This, thankfully, was much less unpleasant than I was anticipating. That doesn't mean it was a particularly good episode, but it also didn't deal in anything anti-Semitic, which I was concerned it might, given the source for the episode's title, Shakespeare's play The Merchant of Venice. (Granted, that also means that Funimation has even less of an excuse for its use of the term “shylock” a few episodes back, but hopefully that will be changed for the disc release and the dub.) While many things happen in that play, the scene most people tend to be familiar with is when Shylock, the Jewish merchant, seeks to claim his pound of flesh from Antonio, the man who didn't repay his debt. This is the inspiration for William's own youthful bargain in the episode, and while it's a nice demonstration of his intelligence, it's also not entirely relevant to what's been going on.
The episode is framed by the discovery of Charles Augustus Milverton that the Lord of Crime (or at least one of them) is William James Moriarty – and that the man calling himself that isn't the original middle Moriarty brother. He figures this out thanks to an old court file documenting the resounding victory of a couple of orphans over a peer of the realm, Lord Baxter, who tried to cheat an orphanage out of three hundred pounds. That's an enormous amount of money for the 19th century, and Baxter's claim that he was going to use it to secure a site for a new orphanage was, sadly, enough to convince the matron. When Baxter reneged, little Will and Louis decided to make him suffer for it.
There are a few issues with this episode, and at least two of them come from the subtitles. Baxter is referred to as both “lord” and “mr.”, which doesn't make it entirely clear if this is one of Will's early victories over the peerage or just him taking down a rich asshole. While that doesn't seem to make a whole lot of difference in the short term, if we're framing this episode in the context of William growing up to become the Lord of Crime with a master plan to dismantle an oppressive society, the nature of Baxter's class is something that really does need to be established. It's also difficult to believe that a couple of kids could amass six hundred pounds doing favors, advising, and odd jobs, but what's more unconvincing is that they'd keep it to themselves when part of the point of this episode is painting Will as a friend to the downtrodden, meaning specifically the orphanage. Yes, he wants to get Baxter for his duplicity, but would he do that knowing that if he fails he won't have any cash to help feed himself, his brother, and their friends? Something about it doesn't quite track. (We won't even get into him representing himself in court, because that's more in line with typical anime absurdity and therefore gets a pass.) Less of an issue but still worth mentioning are two more little pieces that make this a slightly less well put together episode than usual: in the illustrations of The Merchant of Venice Shylock is missing his yarmulke, which is present in nearly all official illustrations of the character to reinforce his ethnicity, and the matron of the orphanage is consistently referred to as the “madam” of the orphanage, which has an entirely different connotation.

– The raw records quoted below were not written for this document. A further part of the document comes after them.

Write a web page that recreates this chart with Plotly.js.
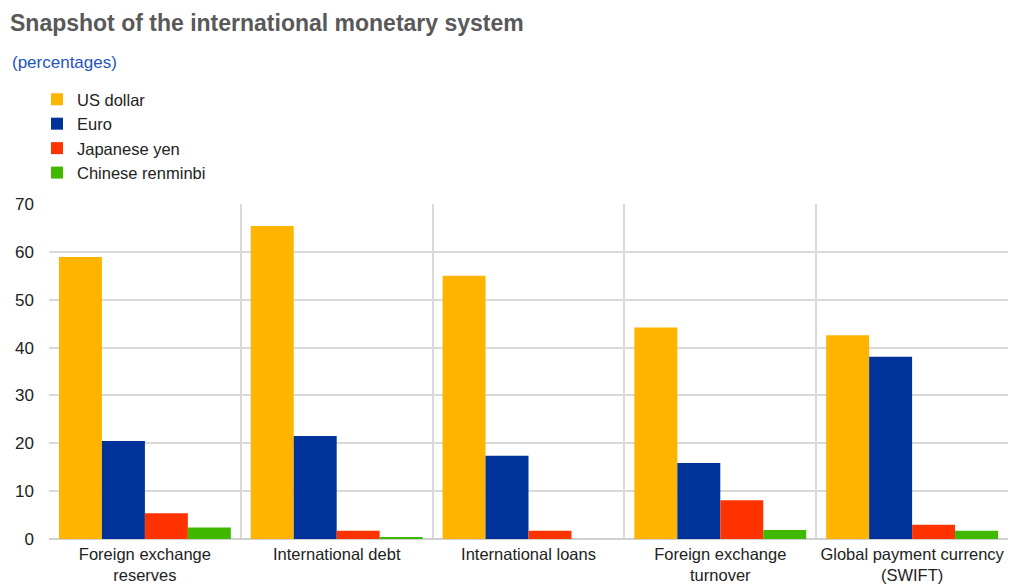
<!DOCTYPE html>
<html>
<head>
<meta charset="utf-8">
<script src="https://cdn.plot.ly/plotly-3.0.1.min.js"></script>
<style>html,body{margin:0;padding:0;background:#fff;}#chart{width:1010px;height:587px;}</style>
</head>
<body>
<div id="chart"></div>
<script>
var categories = ["Foreign exchange<br>reserves", "International debt", "International loans", "Foreign exchange<br>turnover", "Global payment currency<br>(SWIFT)"];
var seriesNames = ["US dollar", "Euro", "Japanese yen", "Chinese renminbi"];
var usDollar = [58.9, 65.4, 55.0, 44.2, 42.6];
var euro = [20.5, 21.5, 17.4, 15.9, 38.1];
var japaneseYen = [5.4, 1.7, 1.7, 8.1, 3.0];
var chineseRenminbi = [2.4, 0.4, 0, 1.9, 1.7];
var colors = ["#FFB400", "#003299", "#FF3300", "#40B800"];
var seriesValues = [usDollar, euro, japaneseYen, chineseRenminbi];

var font = "Liberation Sans, Arial, Helvetica, sans-serif";
var traces = seriesValues.map(function (vals, i) {
  return {
    type: "bar",
    name: seriesNames[i],
    x: categories,
    y: vals,
    marker: {color: colors[i], line: {width: 0}},
    hoverinfo: "name+y"
  };
});

var layout = {
  width: 1010, height: 587,
  margin: {l: 49, r: 2, t: 204, b: 48},
  paper_bgcolor: "#fff", plot_bgcolor: "#fff",
  barmode: "group", bargap: 0.104, bargroupgap: 0,
  font: {family: font, size: 17, color: "#222"},
  title: {
    text: "<b>Snapshot of the international monetary system</b>",
    font: {family: font, size: 23, color: "#595959"},
    x: 10 / 1010, xref: "container", xanchor: "left",
    y: 1 - 23 / 587, yref: "container", yanchor: "middle"
  },
  annotations: [{
    text: "(percentages)", xref: "paper", yref: "paper",
    x: -39 / 959, y: 1 + (204 - 62) / 335, xanchor: "left", yanchor: "middle",
    showarrow: false, font: {family: font, size: 17, color: "#2554BD"}
  }],
  showlegend: true,
  legend: {
    x: -12 / 959, y: 1 + (204 - 82) / 335, xanchor: "left", yanchor: "top",
    traceorder: "normal",
    font: {family: font, size: 16.5, color: "#222"},
    bgcolor: "rgba(0,0,0,0)", itemclick: false
  },
  xaxis: {
    type: "category", tickson: "boundaries", showgrid: true,
    gridcolor: "#d9d9d9", gridwidth: 2, ticks: "", showline: false,
    tickangle: 0, automargin: false, ticklabelstandoff: 3,
    tickfont: {family: font, size: 16.5, color: "#222"}, fixedrange: true
  },
  yaxis: {
    range: [0, 70], dtick: 10, showgrid: true, gridcolor: "#d9d9d9", gridwidth: 2,
    zeroline: true, zerolinecolor: "#d0d0d0", zerolinewidth: 2,
    ticks: "", ticklabelstandoff: 14,
    tickfont: {family: font, size: 17, color: "#222"}, fixedrange: true
  }
};

Plotly.newPlot("chart", traces, layout, {displayModeBar: false, staticPlot: true});
</script>
</body>
</html>
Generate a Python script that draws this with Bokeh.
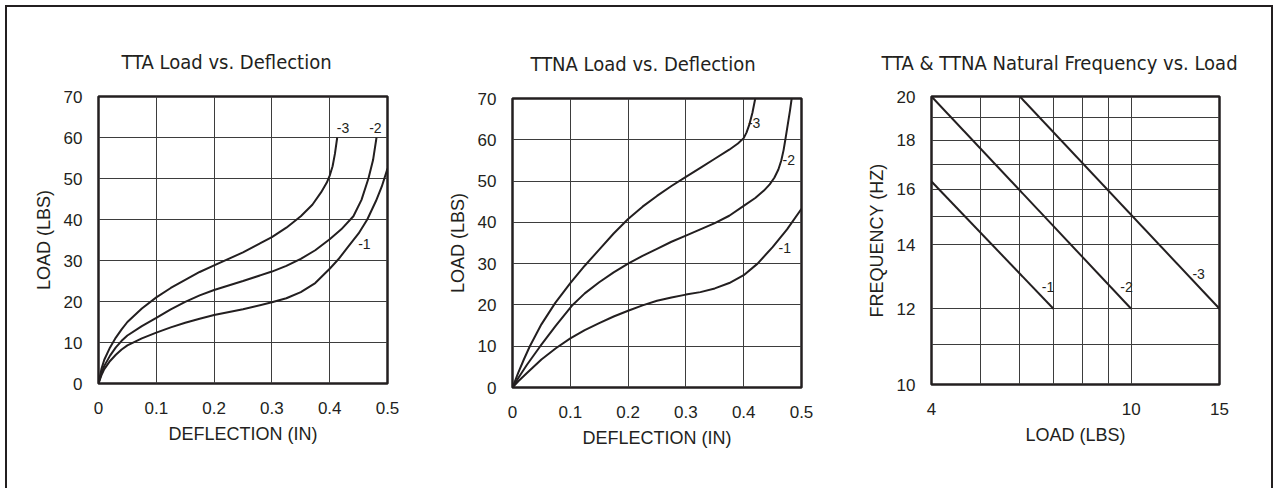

Those issues aside, seeing a reminder of Will and Louis' past isn't a bad thing. We know how things eventually worked out for them, but this is more about how they got to that point in the first place; them honing their strategy, if you will. William knows just how far to push Baxter to get what he wants, though he does appear prepared to go farther if he has to. More amusingly, he's the kid who makes up algebra problems for fun during his free time, which absolutely tells us a lot about his personality; that he's helping his friends to solve them foreshadows him becoming a teacher, which seems to be something he does genuinely enjoy. It's a bit of a look at who he could have been had life been kinder to him, and there's something very bittersweet about that.
But his life is what it is, and he's certainly working with it. Part of that means finding out who his most dangerous nemeses are, hence him laying a trap with the court files. He has his answer now.
Watch out, Charles Augustus Milverton. The Lord of Crime has your number.